Start

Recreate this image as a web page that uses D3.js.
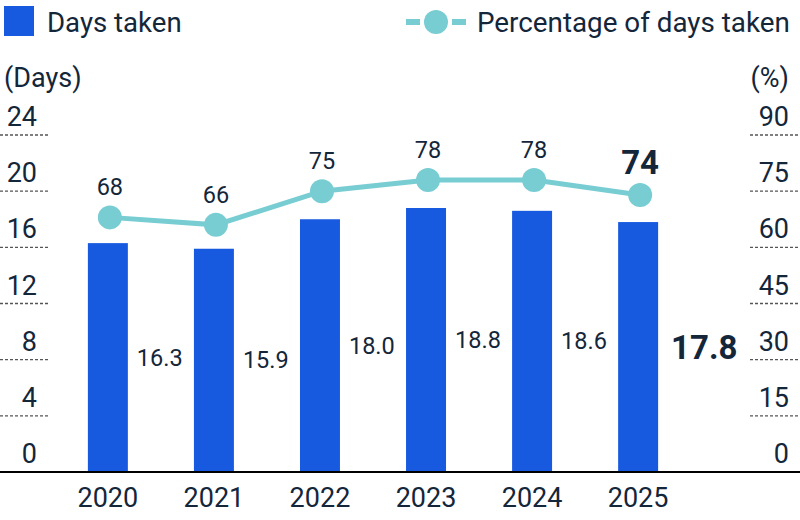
<!DOCTYPE html>
<html>
<head>
<meta charset="utf-8">
<script src="https://cdn.jsdelivr.net/npm/d3@7"></script>
<style>
  body { margin: 0; background: #fff; }
  text { font-family: Roboto, sans-serif; fill: #14263a; }
</style>
</head>
<body>
<div id="chart"></div>
<script>
const years = ["2020", "2021", "2022", "2023", "2024", "2025"];
const daysTaken = [16.3, 15.9, 18.0, 18.8, 18.6, 17.8];
const pctTaken = [68, 66, 75, 78, 78, 74];
const dayTicks = [0, 4, 8, 12, 16, 20, 24];
const pctTicks = [0, 15, 30, 45, 60, 75, 90];

const blue = "#175ae0";
const teal = "#78cdd3";

const width = 800, height = 520;
const baseY = 472, topY = 135;

const svg = d3.select("#chart").append("svg")
  .attr("width", width)
  .attr("height", height);

const x = d3.scaleBand().domain(years).range([55, 691]).paddingInner(0.623).paddingOuter(0.31);
const yL = d3.scaleLinear().domain([0, 24]).range([baseY, topY]);
const yR = d3.scaleLinear().domain([0, 90]).range([baseY, topY]);

// gridline stubs on both sides
dayTicks.filter(d => d > 0).forEach(d => {
  [[0, 50], [750, 800]].forEach(([a, b]) => {
    svg.append("line")
      .attr("x1", a).attr("x2", b)
      .attr("y1", yL(d)).attr("y2", yL(d))
      .attr("stroke", "#555")
      .attr("stroke-width", 1.3)
      .attr("stroke-dasharray", "3,2");
  });
});

// left axis labels
svg.append("g").selectAll("text").data(dayTicks).join("text")
  .attr("x", 37)
  .attr("y", d => yL(d) - 9)
  .attr("text-anchor", "end")
  .attr("font-size", 27)
  .text(d => d);

svg.append("text").attr("x", 4).attr("y", 87).attr("font-size", 27).text("(Days)");

// right axis labels
svg.append("g").selectAll("text").data(pctTicks).join("text")
  .attr("x", 789)
  .attr("y", d => yR(d) - 9)
  .attr("text-anchor", "end")
  .attr("font-size", 27)
  .text(d => d);

svg.append("text").attr("x", 789).attr("y", 87).attr("text-anchor", "end").attr("font-size", 27).text("(%)");

// bars
svg.append("g").selectAll("rect").data(years).join("rect")
  .attr("x", d => x(d))
  .attr("y", (d, i) => yL(daysTaken[i]))
  .attr("width", x.bandwidth())
  .attr("height", (d, i) => baseY - yL(daysTaken[i]))
  .attr("fill", blue);

// bar value labels
svg.append("g").selectAll("text").data(years).join("text")
  .attr("x", d => x(d) + x.bandwidth() + (d === "2025" ? 13 : 9))
  .attr("y", (d, i) => yL(daysTaken[i] / 2) + (d === "2025" ? 12 : 8))
  .attr("font-size", (d, i) => i === years.length - 1 ? 33 : 23.5)
  .attr("font-weight", (d, i) => i === years.length - 1 ? "bold" : "normal")
  .text((d, i) => daysTaken[i].toFixed(1));

// baseline
svg.append("line")
  .attr("x1", 0).attr("x2", 800)
  .attr("y1", baseY).attr("y2", baseY)
  .attr("stroke", "#000").attr("stroke-width", 2);

// year labels
svg.append("g").selectAll("text").data(years).join("text")
  .attr("x", d => x(d) + x.bandwidth() / 2)
  .attr("y", 507)
  .attr("text-anchor", "middle")
  .attr("font-size", 27)
  .text(d => d);

// line
const cx = d => x(d) + x.bandwidth() / 2 + 2;
const line = d3.line().x(d => cx(d)).y((d, i) => yR(pctTaken[i]));
svg.append("path")
  .datum(years)
  .attr("d", line)
  .attr("fill", "none")
  .attr("stroke", teal)
  .attr("stroke-width", 5);

svg.append("g").selectAll("circle").data(years).join("circle")
  .attr("cx", cx)
  .attr("cy", (d, i) => yR(pctTaken[i]))
  .attr("r", 12)
  .attr("fill", teal);

svg.append("g").selectAll("text").data(years).join("text")
  .attr("x", cx)
  .attr("y", (d, i) => yR(pctTaken[i]) - (i === years.length - 1 ? 21 : 22))
  .attr("text-anchor", "middle")
  .attr("font-size", (d, i) => i === years.length - 1 ? 33 : 23.5)
  .attr("font-weight", (d, i) => i === years.length - 1 ? "bold" : "normal")
  .text((d, i) => pctTaken[i]);

// legend
svg.append("rect").attr("x", 4).attr("y", 6).attr("width", 30).attr("height", 30).attr("fill", blue);
svg.append("text").attr("x", 47).attr("y", 32).attr("font-size", 27.6).text("Days taken");

svg.append("line").attr("x1", 406).attr("x2", 466).attr("y1", 22).attr("y2", 22)
  .attr("stroke", teal).attr("stroke-width", 6).attr("stroke-dasharray", "14,32,14");
svg.append("circle").attr("cx", 436).attr("cy", 22).attr("r", 12).attr("fill", teal);
svg.append("text").attr("x", 477).attr("y", 32).attr("font-size", 27.8).text("Percentage of days taken");
</script>
</body>
</html>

End

→ **GOAL OF THE EXERCISE**
The pictures should not be reproduced; quote all of the other material exactly.

→ **RESPONSE TO THE TASK**
Recreate this image as a web page that uses D3.js.
<!DOCTYPE html>
<html>
<head>
<meta charset="utf-8">
<script src="https://cdn.jsdelivr.net/npm/d3@7"></script>
<style>
  body { margin: 0; background: #fff; }
  text { font-family: Roboto, sans-serif; fill: #14263a; }
</style>
</head>
<body>
<div id="chart"></div>
<script>
const years = ["2020", "2021", "2022", "2023", "2024", "2025"];
const daysTaken = [16.3, 15.9, 18.0, 18.8, 18.6, 17.8];
const pctTaken = [68, 66, 75, 78, 78, 74];
const dayTicks = [0, 4, 8, 12, 16, 20, 24];
const pctTicks = [0, 15, 30, 45, 60, 75, 90];

const blue = "#175ae0";
const teal = "#78cdd3";

const width = 800, height = 520;
const baseY = 472, topY = 135;

const svg = d3.select("#chart").append("svg")
  .attr("width", width)
  .attr("height", height);

const x = d3.scaleBand().domain(years).range([55, 691]).paddingInner(0.623).paddingOuter(0.31);
const yL = d3.scaleLinear().domain([0, 24]).range([baseY, topY]);
const yR = d3.scaleLinear().domain([0, 90]).range([baseY, topY]);

// gridline stubs on both sides
dayTicks.filter(d => d > 0).forEach(d => {
  [[0, 50], [750, 800]].forEach(([a, b]) => {
    svg.append("line")
      .attr("x1", a).attr("x2", b)
      .attr("y1", yL(d)).attr("y2", yL(d))
      .attr("stroke", "#555")
      .attr("stroke-width", 1.3)
      .attr("stroke-dasharray", "3,2");
  });
});

// left axis labels
svg.append("g").selectAll("text").data(dayTicks).join("text")
  .attr("x", 37)
  .attr("y", d => yL(d) - 9)
  .attr("text-anchor", "end")
  .attr("font-size", 27)
  .text(d => d);

svg.append("text").attr("x", 4).attr("y", 87).attr("font-size", 27).text("(Days)");

// right axis labels
svg.append("g").selectAll("text").data(pctTicks).join("text")
  .attr("x", 789)
  .attr("y", d => yR(d) - 9)
  .attr("text-anchor", "end")
  .attr("font-size", 27)
  .text(d => d);

svg.append("text").attr("x", 789).attr("y", 87).attr("text-anchor", "end").attr("font-size", 27).text("(%)");

// bars
svg.append("g").selectAll("rect").data(years).join("rect")
  .attr("x", d => x(d))
  .attr("y", (d, i) => yL(daysTaken[i]))
  .attr("width", x.bandwidth())
  .attr("height", (d, i) => baseY - yL(daysTaken[i]))
  .attr("fill", blue);

// bar value labels
svg.append("g").selectAll("text").data(years).join("text")
  .attr("x", d => x(d) + x.bandwidth() + (d === "2025" ? 13 : 9))
  .attr("y", (d, i) => yL(daysTaken[i] / 2) + (d === "2025" ? 12 : 8))
  .attr("font-size", (d, i) => i === years.length - 1 ? 33 : 23.5)
  .attr("font-weight", (d, i) => i === years.length - 1 ? "bold" : "normal")
  .text((d, i) => daysTaken[i].toFixed(1));

// baseline
svg.append("line")
  .attr("x1", 0).attr("x2", 800)
  .attr("y1", baseY).attr("y2", baseY)
  .attr("stroke", "#000").attr("stroke-width", 2);

// year labels
svg.append("g").selectAll("text").data(years).join("text")
  .attr("x", d => x(d) + x.bandwidth() / 2)
  .attr("y", 507)
  .attr("text-anchor", "middle")
  .attr("font-size", 27)
  .text(d => d);

// line
const cx = d => x(d) + x.bandwidth() / 2 + 2;
const line = d3.line().x(d => cx(d)).y((d, i) => yR(pctTaken[i]));
svg.append("path")
  .datum(years)
  .attr("d", line)
  .attr("fill", "none")
  .attr("stroke", teal)
  .attr("stroke-width", 5);

svg.append("g").selectAll("circle").data(years).join("circle")
  .attr("cx", cx)
  .attr("cy", (d, i) => yR(pctTaken[i]))
  .attr("r", 12)
  .attr("fill", teal);

svg.append("g").selectAll("text").data(years).join("text")
  .attr("x", cx)
  .attr("y", (d, i) => yR(pctTaken[i]) - (i === years.length - 1 ? 21 : 22))
  .attr("text-anchor", "middle")
  .attr("font-size", (d, i) => i === years.length - 1 ? 33 : 23.5)
  .attr("font-weight", (d, i) => i === years.length - 1 ? "bold" : "normal")
  .text((d, i) => pctTaken[i]);

// legend
svg.append("rect").attr("x", 4).attr("y", 6).attr("width", 30).attr("height", 30).attr("fill", blue);
svg.append("text").attr("x", 47).attr("y", 32).attr("font-size", 27.6).text("Days taken");

svg.append("line").attr("x1", 406).attr("x2", 466).attr("y1", 22).attr("y2", 22)
  .attr("stroke", teal).attr("stroke-width", 6).attr("stroke-dasharray", "14,32,14");
svg.append("circle").attr("cx", 436).attr("cy", 22).attr("r", 12).attr("fill", teal);
svg.append("text").attr("x", 477).attr("y", 32).attr("font-size", 27.8).text("Percentage of days taken");
</script>
</body>
</html>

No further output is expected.